Is he making too big of a deal about the eyesight of older consumers? You can decide that for yourself, but first you might want to read some of the examples that Underhill provides as evidence.
“One of our fast-food clients realized that diners over fifty-five were their fastest-growing demographic, despite the fact that the menu boards used type that was almost impossible for older people to see well,” reports Underhill. “The company redesigned the menus using large photos of the food, and even though it meant listing fewer items, sales rose.”
Underhill also points out that, “The main market today for drugstores is older people, and that dependence will only increase. Certainly, of all the words we are required to read in the course of our lives, few are more important than the labels, directions and warnings on drugs, both prescription and over the counter. For instance, we have found that 91 percent of all skin care customers buy only after they’ve read the front label of the box, bottle or jar. Forty-two percent of buyers also read the back of the package. Clearly, reading is crucial to selling skin care and other health and beauty items.”
It is also interesting to note that the type on products that are frequently used by senior citizens (e.g., aspirin, a host of other common analgesics, cold capsules and vitamins) is often smaller than the type on products that are targeted to teenagers.
Can the Problem Be Fixed?
This sounds like an easy enough problem to fix. Just make the type bigger and the problem is solved, right? Not so fast.
You see, part of the problem is that many consumers rely on information in order to make purchase decisions. Therefore, brands need to provide a sufficient amount of information on their packages.
However, on a small box or bottle, there is a limited amount of real estate. Therefore, the choice is to either make the package bigger, provide less information or make the type smaller. It appears that many brands are choosing the third option—to the dismay of older consumers.
In the book, Underhill offers some possible suggestions that might help fix the problem, including package redesigns, better signage in retail stores, increased use of graphics on the labels, and tech solutions including sending additional information to our mobile devices.
In the end, he suggests the correct solution might be a combination of these and other possible fixes.
As Paco Underhill points out in his book, the aging of the population of consumers in the United States is going to provide numerous challenges to brands and retailers in the very near future. (These challenges include issues that I haven’t mentioned in this post.)

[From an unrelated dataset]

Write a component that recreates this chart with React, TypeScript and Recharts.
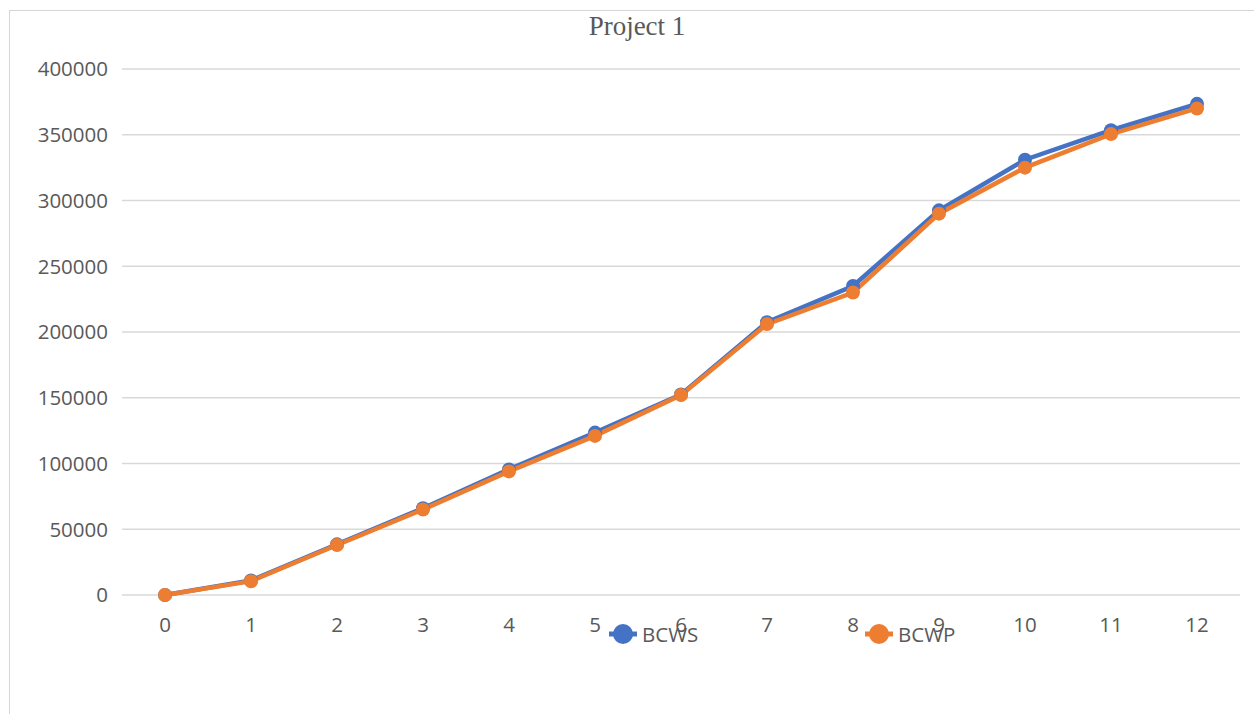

However, as with any challenge that is presented to the business world, they also provide an opportunity for businesses to profit by stepping up and finding ways to meet the needs of this important demographic.
As Paco Underhill sums it up, “Older shoppers are more important than ever, if only because there are more of them, and they have a lot of money to spend and time to spend it. Their presence will transform how products are sold in the twenty-first century.”
With this in mind, the question is: Is your business ready?